Climate and environment: Long-run trends in temperature, precipitation, and other climate variables support climate science and policy analysis. See climate change and environmental data.

Data quality, privacy, and governance

Data quality and measurement error: The reliability of trend estimates depends on accurate data collection, consistent definitions, and adequate frequency. See data quality and measurement error.
Sampling and representativeness: If the data are not representative of the population or phenomenon, trend estimates may be biased. See sampling (statistics).
Privacy and consent: When data are collected from individuals, privacy protections and informed consent govern how long data may be kept and how it may be aggregated or shared. See data privacy and anonymization.
Governance and ethics: Organizations balance the benefits of trend analysis with concerns about surveillance, misuse, and the fair interpretation of results. See data governance and data ethics.

Controversies and debates

Trended data sits at the center of debates about how much reliance should be placed on historical trajectories to make decisions in uncertain futures. Critics warn that overreliance on past trends can lead to: - Overfitting and spurious precision: Complex models may capture noise as if it were signal, producing overly confident forecasts. See model risk and time-series validation. - Misinterpretation of correlation as causation: Trends can reveal associations but do not prove underlying causes without careful causal analysis.
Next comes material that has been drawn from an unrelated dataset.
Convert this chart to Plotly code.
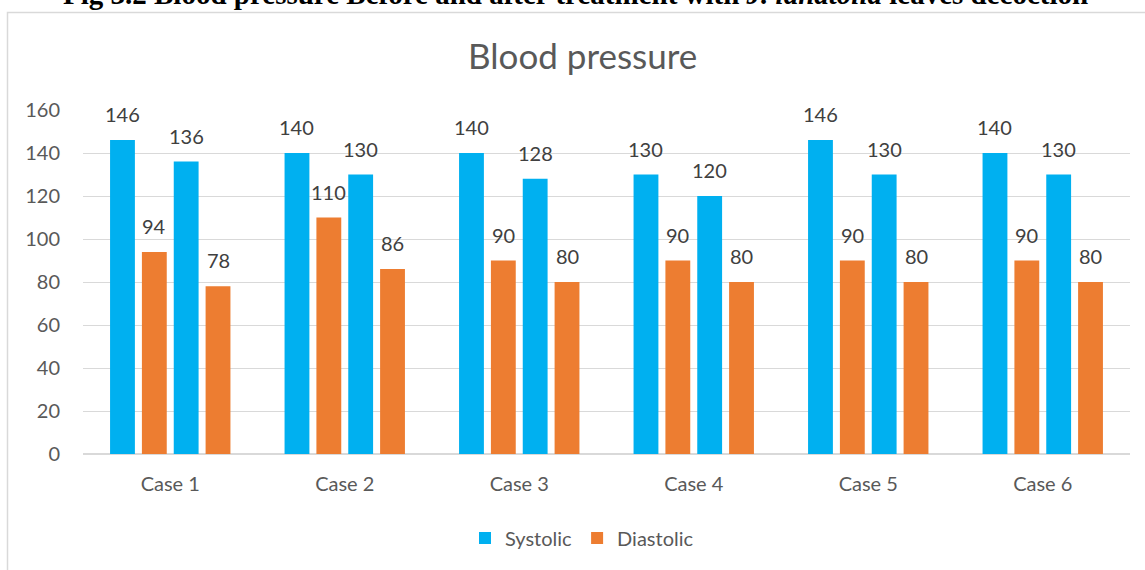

See causality. - Underrepresentation and bias: If the data do not represent the relevant population or context, trends can mislead policy or business choices. See bias and data ethics. - Privacy concerns: Aggregated or even de-identified trend data can raise concerns about what is inferred about individuals or communities. See privacy. - Dynamic environments: Structural changes, such as technological disruption or policy shifts, can invalidate prior trends, requiring adaptable models and continuous updating. See structural break.

In practice, practitioners emphasize transparency about data sources, model assumptions, and uncertainty. They advocate for robust model testing, scenario analysis, and clear communication of the limits of any forecast. See model validation and uncertainty.